Phillip Garrido, the California man charged with kidnapping Jaycee Lee Dugard and holding her captive for 18 years, was a “monster,” according to countless newspapers in the United States and Europe. In court testimony obtained by The New York Daily News, Garrido admitted that four decades ago he lurked at schools, pleasuring himself as he ogled “young females” aged 7 to 10. But some wonder if Garrido’s wife, Nancy, formerly of Colorado, wasn’t the real monster. Like her husband, Nancy faces multiple counts stemming from the 1991 abduction of then-11-year-old Dugard, who was walking to a bus stop when she was abducted. Police believe 54-year-old Nancy aided her 58-year-old husband, a convicted rapist, every step of the way, imprisoning Dugard, even keeping things quiet in 1993 when her husband was hauled to prison for four months for a parole violation. Nancy also allegedly subjected Dugard to unspeakable acts of sexual abuse, according to Britain’s Daily Express. Cheyvonne Molino, who lived near the Garridos and saw Nancy and Dugard shopping earlier this year, says, “In some ways to me she is the real monster. She is a woman and should never have let this happen.”

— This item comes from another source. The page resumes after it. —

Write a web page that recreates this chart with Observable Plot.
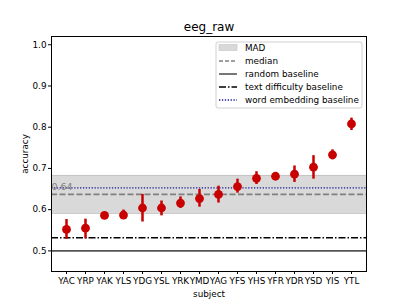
<!DOCTYPE html>
<html>
<head>
<meta charset="utf-8">
<script src="https://cdn.jsdelivr.net/npm/d3@7"></script>
<script src="https://cdn.jsdelivr.net/npm/@observablehq/plot@0.6"></script>
<style>
  html, body { margin: 0; padding: 0; background: #fff; }
  #chart { width: 407px; height: 305px; }
</style>
</head>
<body>
<div id="chart"></div>
<script>
const title = "eeg_raw";
const subjects = ["YAC","YRP","YAK","YLS","YDG","YSL","YRK","YMD","YAG","YFS","YHS","YFR","YDR","YSD","YIS","YTL"];
const means = [0.552,0.555,0.586,0.587,0.604,0.604,0.616,0.627,0.637,0.656,0.676,0.681,0.686,0.703,0.733,0.808];
const lows  = [0.528,0.529,0.582,0.577,0.570,0.585,0.603,0.606,0.616,0.640,0.661,0.673,0.666,0.674,0.721,0.792];
const highs = [0.576,0.577,0.591,0.599,0.637,0.621,0.631,0.649,0.657,0.674,0.692,0.690,0.706,0.731,0.745,0.822];
const yTicks = [0.5,0.6,0.7,0.8,0.9,1.0];
const madBand = [0.591, 0.683];
const median = 0.637;
const medianLabel = "0.64";
const randomBaseline = 0.5;
const textDifficultyBaseline = 0.532;
const wordEmbeddingBaseline = 0.653;
const legendLabels = ["MAD","median","random baseline","text difficulty baseline","word embedding baseline"];

const rows = subjects.map((s, i) => ({subject: s, mean: means[i], lo: lows[i], hi: highs[i]}));
const red = "#c80000";
const fs = "8.8px";

const chart = Plot.plot({
  width: 407, height: 305,
  marginLeft: 51, marginRight: 41, marginTop: 36, marginBottom: 34,
  style: {fontFamily: "DejaVu Sans, sans-serif", fontSize: fs, color: "#000", background: "#fff"},
  x: {type: "point", domain: subjects, padding: 0.5},
  y: {domain: [0.45, 1.02]},
  marks: [
    Plot.rect([{lo: madBand[0], hi: madBand[1]}], {y1: "lo", y2: "hi", fill: "#d9d9d9"}),
    Plot.ruleY(madBand, {stroke: "#c4c4c4", strokeWidth: 1}),
    Plot.ruleY([median], {stroke: "#808080", strokeWidth: 1.6, strokeDasharray: "6,2.5"}),
    Plot.ruleY([randomBaseline], {stroke: "#555", strokeWidth: 1.6}),
    Plot.ruleY([textDifficultyBaseline], {stroke: "#000", strokeWidth: 1.6, strokeDasharray: "7,2,1.5,2"}),
    Plot.ruleY([wordEmbeddingBaseline], {stroke: "#1a1a9a", strokeWidth: 1.3, strokeDasharray: "1.3,1.6"}),
    Plot.text([{v: median, t: medianLabel}], {y: "v", text: "t", frameAnchor: "left", textAnchor: "start", dx: 0, dy: -7, fill: "#808080", fontSize: 9.5}),
    Plot.ruleX(rows, {x: "subject", y1: "lo", y2: "hi", stroke: red, strokeWidth: 2.5}),
    Plot.dot(rows, {x: "subject", y: "mean", r: 4.4, fill: red, stroke: "none"}),
    Plot.axisY(yTicks, {tickSize: 3, tickPadding: 2, tickFormat: d3.format(".1f"), label: "accuracy", labelAnchor: "center", labelArrow: "none", labelOffset: 30, fontSize: 8.8}),
    Plot.axisX({tickSize: 3, tickPadding: 3, label: "subject", labelAnchor: "center", labelArrow: "none", labelOffset: 25, fontSize: 8.8}),
    Plot.frame({stroke: "#000", strokeWidth: 1}),
    Plot.text([title], {text: d => d, frameAnchor: "top", lineAnchor: "middle", dy: -9, fontSize: 12, fill: "#000"})
  ]
});
document.getElementById("chart").appendChild(chart);

// legend
const svg = d3.select(chart);
const g = svg.append("g").attr("transform", "translate(216,42)")
  .attr("font-family", "DejaVu Sans, sans-serif").attr("font-size", "8.8px").attr("text-anchor", "start");
g.append("rect").attr("x", 0).attr("y", 0).attr("width", 146).attr("height", 66)
  .attr("rx", 2).attr("fill", "#fff").attr("fill-opacity", 0.85).attr("stroke", "#d0d0d0");
const ys = [5.5, 19, 32, 45, 58];
const handles = [
  sel => sel.append("rect").attr("x", 3).attr("y", -3).attr("width", 18).attr("height", 6).attr("fill", "#d9d9d9").attr("stroke", "#c4c4c4").attr("stroke-width", 0.6),
  sel => sel.append("line").attr("x1", 3).attr("x2", 21).attr("stroke", "#808080").attr("stroke-width", 1.4).attr("stroke-dasharray", "4,2"),
  sel => sel.append("line").attr("x1", 3).attr("x2", 21).attr("stroke", "#555").attr("stroke-width", 1.6),
  sel => sel.append("line").attr("x1", 3).attr("x2", 21).attr("stroke", "#000").attr("stroke-width", 1.6).attr("stroke-dasharray", "7,2,1.5,2"),
  sel => sel.append("line").attr("x1", 3).attr("x2", 21).attr("stroke", "#1a1a9a").attr("stroke-width", 1.3).attr("stroke-dasharray", "1.3,1.6")
];
legendLabels.forEach((lab, i) => {
  const row = g.append("g").attr("transform", `translate(0,${ys[i]})`);
  handles[i](row);
  row.append("text").attr("x", 29).attr("y", 0).attr("dy", "0.35em").attr("text-anchor", "start").attr("fill", "#000").text(lab);
});
</script>
</body>
</html>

Nancy, formerly Nancy Bocanegra of Denver, is described as dour and dutiful by The Los Angeles Times, a woman who married her husband in 1981 at the U.S. penitentiary in Leavenworth, Kansas, as he served a 50-year sentence for a 1976 kidnapping and rape. Nancy was Garrido’s second wife. The “couple reportedly met when she visited a relative at the prison, and they began exchanging letters.” A nursing assistant, Nancy helped deliver Dugard’s two children, who were fathered by her husband, at the Garridos’ home.